Edita Gruberova ist tot – Die Entflatterte
Frankfurter Rundschau
Die Sopranistin Edita Gruberova ist 74-jährig gestorben – eine, nein: die Legende des Belcanto.
Rieselnde Rosenblätter von oben, Blumensträuße von vorne, dazu eine Applauskulisse über 50 Minuten hinweg: Am 27. März 2019 hatte die Sopranistin Edita Gruberova ihre Opernkarriere beendet, mit ihrer Paraderolle der Königin Elisabetta in Donizettis Oper „Roberto Devereux“. Und zwar auf der Bühne der Bayerischen Staatsoper in München, ihrer Heimatbühne, auch wenn sie sich in den letzten Jahren dort von der Intendanz nicht mehr genug geschätzt gefühlt hatte. Gut 50 Minuten Jubel für gut 50 Jahre Operngesang – Edita Gruberova wurde als lebende Legende gefeiert, sie hatte gerade in München einen absoluten Kultstatus. Zweieinhalb Jahre später ist die Königin der Koloraturen in ihrer Schweizer Wahlheimat gestorben, mit 74 Jahren.
Die 1946 in der heutigen Slowakei geborene Sängerin war die ideale Zerbinetta, 100 Mal sang sie diese so anspruchsvolle Strauss-Partie alleine in Wien. Sicher 150 Mal stand sie als Königin der Nacht auf den Bühnen, hier war sie so unerreicht wie als Lucia di Lammermoor, 200 Vorstellungen widmete sie allein dieser wohl bekanntesten Belcanto-Partie. Überhaupt, Belcanto war ihr Fach, sie setzte sich bis zuletzt dafür ein, dass mehrere noch vor einigen Jahrzehnten ziemlich unbekannte Opern Donizettis und Bellinis wieder aufgeführt wurden, wie zum Beispiel „Maria Stuarda“, „Beatrice di Tenda“, „Anna Bolena“, „Roberto Devereux“ oder „Linda di Chamounix“. Oder noch 2015 Bellinis „La straniera“.

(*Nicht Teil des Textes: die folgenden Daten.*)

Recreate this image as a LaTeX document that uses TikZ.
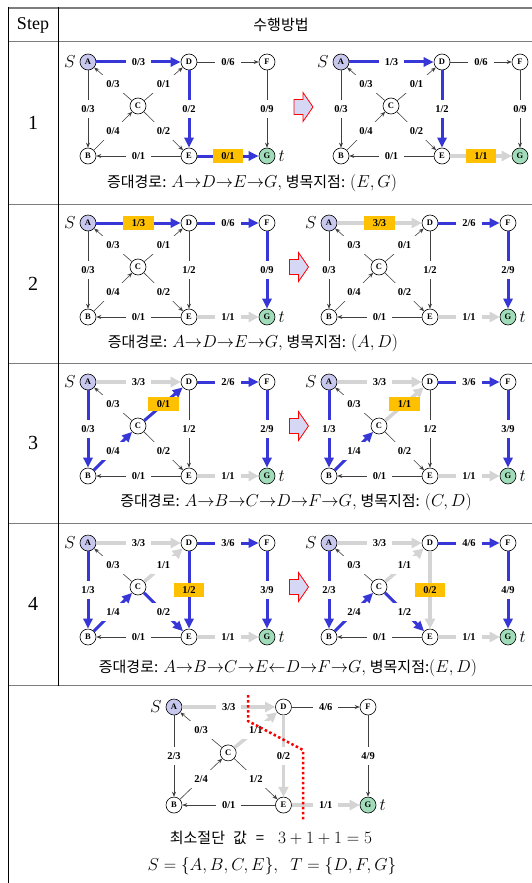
\documentclass[tikz,border=0pt]{standalone}
\usepackage{fontspec}
\setmainfont{Liberation Serif}
\newfontfamily\kr{Noto Sans CJK KR}
\usetikzlibrary{arrows.meta,positioning}
\definecolor{augblue}{RGB}{55,55,215}
\definecolor{satgray}{RGB}{212,212,212}
\definecolor{hotfill}{RGB}{255,192,0}
\definecolor{srcfill}{RGB}{200,200,238}
\definecolor{snkfill}{RGB}{160,220,185}
\definecolor{arrfill}{RGB}{214,214,245}
\definecolor{rulegray}{RGB}{125,125,125}
\newcommand{\pth}[1]{{\fontsize{17}{20}\selectfont$#1$}}
\newcommand{\ra}{{\rightarrow}}
\newcommand{\la}{{\leftarrow}}
% one network: prefix, scope options, sink mark, edge list
\newcommand{\flownet}[4]{%
  \begin{scope}[#2]
    \node[src] (#1A) at (0,0) {A};
    \node[vtx] (#1D) at (101,0) {D};
    \node[vtx] (#1F) at (179,0) {F};
    \node[vtx] (#1C) at (50,44) {C};
    \node[vtx] (#1B) at (0,94) {B};
    \node[vtx] (#1E) at (101,94) {E};
    \node[snk] (#1G) at (179,94) {G};
  \end{scope}
  \node[endlbl, left=4pt of #1A] (#1s) {$S$};
  \node[endlbl, right=3pt of #1G] (#1t) {#3};
  \foreach \ea/\eb/\es/\ls/\fl/\cp in {#4}
    \draw[\es] (#1\ea) -- node[\ls] {\fl/\cp} (#1\eb);
}
% hollow step arrow between two networks
\newcommand{\stepgo}[1]{%
  \draw[blockarr] (#1) ++(-9.5,-7.5) -- ++(9,0) -- ++(0,-7) -- ++(10,14.5)
    -- ++(-10,14.5) -- ++(0,-7) -- ++(-9,0) -- cycle;
}

\begin{document}
\begin{tikzpicture}[x=1pt, y=-1pt,
  vtx/.style={circle, draw, line width=0.6pt, fill=white, minimum size=16pt, inner sep=0pt, font=\fontsize{8.5}{9}\selectfont\bfseries},
  src/.style={vtx, fill=srcfill},
  snk/.style={vtx, fill=snkfill},
  endlbl/.style={inner sep=0pt, font=\fontsize{16}{18}\selectfont},
  nrm/.style={draw=black!75, line width=0.6pt, -{Stealth[length=5pt, width=4pt]}},
  aug/.style={draw=augblue, line width=3pt, -{Triangle[length=10pt, width=9pt]}},
  sat/.style={draw=satgray, line width=3.5pt, -{Triangle[length=10pt, width=10pt]}},
  lbl/.style={fill=white, inner xsep=6pt, inner ysep=5pt, text height=7pt, text depth=0.5pt, font=\fontsize{10.5}{12}\selectfont\bfseries},
  hot/.style={lbl, fill=hotfill, inner xsep=8.5pt, inner ysep=3.5pt},
  blockarr/.style={draw=red, fill=arrfill, line width=0.8pt, line join=miter},
  captxt/.style={inner sep=0pt, font=\fontsize{15}{18}\selectfont},
  stepnum/.style={inner sep=0pt, font=\fontsize{20}{22}\selectfont},
  hrule/.style={draw=rulegray, line width=1.3pt},
  vrule/.style={draw=black, line width=0.8pt},
  cutline/.style={draw=red, line width=2.5pt, dash pattern=on 2.5pt off 2.5pt},
]
  \useasboundingbox (0,0) rectangle (532,883);

  % table
  \foreach \yy in {8,41.5,204.5,363.5,523.5,685.5}
    \draw[hrule] (8,\yy) -- (532,\yy);
  \draw[vrule] (8,7.4) -- (8,883);
  \draw[vrule] (58,7.4) -- (58,685.5);
  \node[inner sep=0pt, font=\fontsize{18}{20}\selectfont] (hstep) at (33,25) {Step};
  \node[inner sep=0pt, font=\fontsize{15}{17}\selectfont\kr] (hmeth) at (281,25) {수행방법};

  % step 1
  \node[stepnum] (n1) at (33,123) {1};
  \flownet{pa}{shift={(88,62)}}{$t$}{A/D/aug/lbl/0/3, D/F/nrm/lbl/0/6, F/G/nrm/lbl/0/9,
    A/B/nrm/lbl/0/3, C/A/nrm/lbl/0/3, C/D/nrm/lbl/0/1, B/C/nrm/lbl/0/4, C/E/nrm/lbl/0/2,
    D/E/aug/lbl/0/2, E/B/nrm/lbl/0/1, E/G/aug/hot/0/1}
  \stepgo{303.5,107}
  \flownet{pb}{shift={(341,62)}}{}{A/D/aug/lbl/1/3, D/F/nrm/lbl/0/6, F/G/nrm/lbl/0/9,
    A/B/nrm/lbl/0/3, C/A/nrm/lbl/0/3, C/D/nrm/lbl/0/1, B/C/nrm/lbl/0/4, C/E/nrm/lbl/0/2,
    D/E/aug/lbl/1/2, E/B/nrm/lbl/0/1, E/G/sat/hot/1/1}
  \node[captxt] (cap1) at (252,183) {{\kr 증대경로:} \pth{A\ra D\ra E\ra G,} {\kr 병목지점:} \pth{(E,G)}};

  % step 2
  \node[stepnum] (n2) at (33,284) {2};
  \flownet{qa}{shift={(88,223)}}{$t$}{A/D/aug/hot/1/3, D/F/aug/lbl/0/6, F/G/aug/lbl/0/9,
    A/B/nrm/lbl/0/3, C/A/nrm/lbl/0/3, C/D/nrm/lbl/0/1, B/C/nrm/lbl/0/4, C/E/nrm/lbl/0/2,
    D/E/nrm/lbl/1/2, E/B/nrm/lbl/0/1, E/G/sat/lbl/1/1}
  \stepgo{299,267}
  \flownet{qb}{shift={(329,223)}}{$t$}{A/D/sat/hot/3/3, D/F/aug/lbl/2/6, F/G/aug/lbl/2/9,
    A/B/nrm/lbl/0/3, C/A/nrm/lbl/0/3, C/D/nrm/lbl/0/1, B/C/nrm/lbl/0/4, C/E/nrm/lbl/0/2,
    D/E/nrm/lbl/1/2, E/B/nrm/lbl/0/1, E/G/sat/lbl/1/1}
  \node[captxt] (cap2) at (253,343) {{\kr 증대경로:} \pth{A\ra D\ra E\ra G,} {\kr 병목지점:} \pth{(A,D)}};

  % step 3
  \node[stepnum] (n3) at (33,443) {3};
  \flownet{ra}{shift={(88,382)}}{$t$}{A/D/sat/lbl/3/3, D/F/aug/lbl/2/6, F/G/aug/lbl/2/9,
    A/B/aug/lbl/0/3, C/A/nrm/lbl/0/3, C/D/aug/hot/0/1, B/C/aug/lbl/0/4, C/E/nrm/lbl/0/2,
    D/E/nrm/lbl/1/2, E/B/nrm/lbl/0/1, E/G/sat/lbl/1/1}
  \stepgo{299,426}
  \flownet{rb}{shift={(329,382)}}{$t$}{A/D/sat/lbl/3/3, D/F/aug/lbl/3/6, F/G/aug/lbl/3/9,
    A/B/aug/lbl/1/3, C/A/nrm/lbl/0/3, C/D/sat/hot/1/1, B/C/aug/lbl/1/4, C/E/nrm/lbl/0/2,
    D/E/nrm/lbl/1/2, E/B/nrm/lbl/0/1, E/G/sat/lbl/1/1}
  \node[captxt] (cap3) at (296,502) {{\kr 증대경로:} \pth{A\ra B\ra C\ra D\ra F\ra G,} {\kr 병목지점:} \pth{(C,D)}};

  % step 4
  \node[stepnum] (n4) at (33,604) {4};
  \flownet{sa}{shift={(88,543)}}{$t$}{A/D/sat/lbl/3/3, D/F/aug/lbl/3/6, F/G/aug/lbl/3/9,
    A/B/aug/lbl/1/3, C/A/nrm/lbl/0/3, C/D/sat/lbl/1/1, B/C/aug/lbl/1/4, C/E/aug/lbl/0/2,
    D/E/aug/hot/1/2, E/B/nrm/lbl/0/1, E/G/sat/lbl/1/1}
  \stepgo{299,587}
  \flownet{sb}{shift={(329,543)}}{$t$}{A/D/sat/lbl/3/3, D/F/aug/lbl/4/6, F/G/aug/lbl/4/9,
    A/B/aug/lbl/2/3, C/A/nrm/lbl/0/3, C/D/sat/lbl/1/1, B/C/aug/lbl/2/4, C/E/aug/lbl/1/2,
    D/E/sat/hot/0/2, E/B/nrm/lbl/0/1, E/G/sat/lbl/1/1}
  \node[captxt] (cap4) at (288,668) {{\kr 증대경로:} \pth{A\ra B\ra C\ra E\la D\ra F\ra G,} {\kr 병목지점:}\pth{(E,D)}};

  % min cut
  \flownet{ta}{shift={(174,707)}, xscale=1.084, yscale=1.043}{$t$}{A/D/sat/lbl/3/3, D/F/nrm/lbl/4/6, F/G/nrm/lbl/4/9,
    A/B/nrm/lbl/2/3, C/A/nrm/lbl/0/3, C/D/sat/lbl/1/1, B/C/nrm/lbl/2/4, C/E/nrm/lbl/1/2,
    D/E/sat/lbl/0/2, E/B/nrm/lbl/0/1, E/G/sat/lbl/1/1}
  \draw[cutline] (248,695) -- (248,721) -- (303,750) -- (303,820);
  \node[captxt] (cap5) at (271,838) {{\fontsize{15}{18}\selectfont\kr 최소절단\hspace{8pt}값\hspace{9pt}=\hspace{14pt}}{\fontsize{19}{21}\selectfont$3+1+1=5$}};
  \node[captxt] (cap6) at (272,866) {{\fontsize{18.5}{21}\selectfont$S=\{A,B,C,E\},\ \ T=\{D,F,G\}$}};
\end{tikzpicture}
\end{document}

Zu Beginn ihrer Karriere war unter anderem auch Mozart ihr Zuhause, „ich habe ihn wahnsinnig gerne gesungen – vor allem auch mit Harnoncourt, da habe ich viel Neues gelernt“, so Edita Gruberova 2012 im FR-Interview. Doch sie wusste auch: „Mozart ist überhaupt immer das Schwierigste.“ Nikolaus Harnoncourt jedenfalls bedauerte ihren zunehmenden Mozart-Verzicht. „Sie ist entflattert im Belcanto. Ich stehe am Boden, sehe sie da ganz oben und sage: Komm heim zu Mozart.“ Denn auch er schätzte Gruberova nicht nur, aber auch wegen ihrer einzigartig beweglichen Stimme. Sie sei die „heute wahrscheinlich einzige Sängerin, die Koloraturen nicht als Sport betreibt, sondern als Ausdrucksmittel“.